I’ve worked at Southern Housing for 19 years and for 11 of these years I’ve also been a carer to my 22-year-old daughter. She is both bed and wheelchair bound due to a condition called hypermobility Ehlers Danlos Syndrome (hEDS), a hereditary connective tissue disorder that I also have.
I’ve always been the strong one at home. The one who keeps everything organised, the one who does the chasing and fighting with medical teams for my daughter and so on. I’d never taken a second thought for my own health or wellbeing.
hEDS comes with a number of issues but the main symptoms are joint dislocations and pain. Another issue of the condition is how it affects you during hormone change. I’d always been able to hide my symptoms but when I reached my 50s, my hips, knees and ankles became unstable causing me to have frequent falls or struggle to get out of a chair.
Declaring you have a disability is hard but starts with admitting it to yourself
The first time I told someone I needed walking aids I burst into tears, but even then, I refused to use them at work.
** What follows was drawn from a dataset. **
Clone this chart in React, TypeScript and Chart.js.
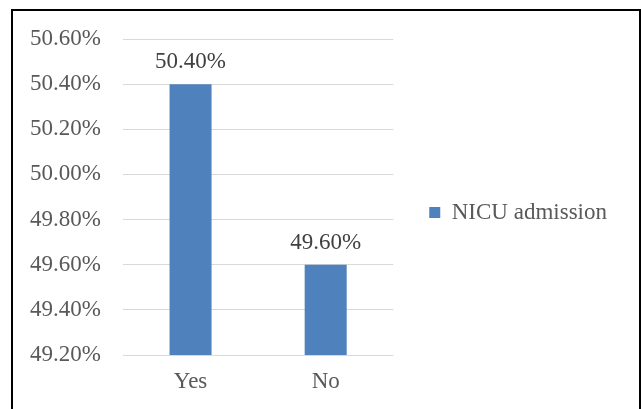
import React, { useEffect, useRef } from "react";
import { Chart, registerables } from "chart.js";

Chart.register(...registerables);

const categories = ["Yes", "No"];
const seriesName = "NICU admission";
const seriesValues = [50.4, 49.6];
const yMin = 49.2;
const yMax = 50.6;
const yStep = 0.2;

const FONT = "'Liberation Serif', 'Times New Roman', serif";
const FS = 23;

const dataLabelPlugin = {
  id: "dataLabels",
  afterDatasetsDraw(chart: any) {
    const ctx = chart.ctx;
    const meta = chart.getDatasetMeta(0);
    ctx.save();
    ctx.font = `${FS}px ${FONT}`;
    ctx.fillStyle = "#404040";
    ctx.textAlign = "center";
    ctx.textBaseline = "alphabetic";
    meta.data.forEach((bar: any, i: number) => {
      const v = chart.data.datasets[0].data[i] as number;
      ctx.fillText(v.toFixed(2) + "%", bar.x, bar.y - 16);
    });
    ctx.restore();
  },
};

export default function App() {
  const ref = useRef<HTMLCanvasElement>(null);
  useEffect(() => {
    if (!ref.current) return;
    const chart = new Chart(ref.current, {
      type: "bar",
      data: {
        labels: categories,
        datasets: [
          {
            label: seriesName,
            data: seriesValues,
            backgroundColor: "#4F81BD",
            borderWidth: 0,
            barPercentage: 0.311,
            categoryPercentage: 1,
          },
        ],
      },
      options: {
        animation: false,
        responsive: false,
        devicePixelRatio: 1,
        layout: { padding: { top: 5, bottom: 0, left: 0, right: 0 } },
        plugins: {
          tooltip: { enabled: false },
          legend: {
            position: "right",
            maxWidth: 300,
            labels: {
              boxWidth: 11,
              boxHeight: 11,
              padding: 36,
              color: "#595959",
              font: { family: FONT, size: FS },
            },
          },
        },
        scales: {
          x: {
            grid: { display: false, drawTicks: false },
            border: { display: false },
            ticks: {
              color: "#595959",
              padding: 13,
              font: { family: FONT, size: FS },
            },
          },
          y: {
            min: yMin,
            max: yMax,
            border: { display: false },
            grid: { color: "#D9D9D9", lineWidth: 1, drawTicks: false },
            afterFit(scale: any) {
              scale.width = 110;
              scale.paddingTop = 28;
              scale.paddingBottom = 54;
            },
            ticks: {
              stepSize: yStep,
              color: "#595959",
              padding: 22,
              font: { family: FONT, size: FS },
              callback: (v: any) => Number(v).toFixed(2) + "%",
            },
          },
        },
      },
      plugins: [dataLabelPlugin],
    });
    return () => chart.destroy();
  }, []);

  return (
    <div style={{ position: "fixed", left: 0, top: 0, width: 641, height: 409, background: "#fff", overflow: "hidden" }}>
      <div
        style={{
          position: "absolute",
          left: 11,
          top: 9,
          width: 630,
          height: 420,
          border: "2px solid #000",
          boxSizing: "border-box",
          overflow: "hidden",
        }}
      >
        <canvas ref={ref} width={604} height={398} style={{ position: "absolute", left: 0, top: 0 }} />
      </div>
    </div>
  );
}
Instead, I would walk close to walls and furniture hoping they’d save me from a fall.
This changed on an unexpectedly long commute one day. On the occasion, several traffic diversions caused my journey to take two hours! As I got out of the car, I couldn’t walk due to the pain and stiffness. I reached back into the car and grabbed my crutches and slowly walked into the office…
I felt so self-conscious as someone held open the door for me. People had held a door open for me before but on this day, I wasn’t just a colleague but a disabled colleague.
Then came the question I had dreaded “what have you done? I hadn’t done anything except drive to work. I had no cast or obvious injury; I was just in pain and unsteady on my feet.
That was 18 months ago now and in the months that followed I learnt so much about me, my team and Southern Housing. The judging, the convincing others I could still do my job and every other situation I imagined didn’t happen. Instead...
I was supported and asked by my colleagues how they could help
I've learnt:
- Having a disability does not affect my ability to work hard and do my job well
- I’m still Debbie, WH Compliance Manager, I’m also now Co-Chair of the Diverse Ability Network Group where members support each other and look to create change to assist everyone to be comfortable in their roles.
- I changed my status on our internal systems to ‘disabled’ – previously I’d always ticked the ‘no disability’ fearing that I’d lose my job
- Having a disability or other medical condition is not the end of a career
- Southern Housing has ways of supporting you to continue your role with a health condition. There is the Reasonable Adjustments policy, H&S Personal Risk Assessment and the Network Groups.
The Diverse Ability Network Group has been amazing. We’ve already looked at parking at our offices, better access to toilets, Fire Evacuation Policies, Access to Work.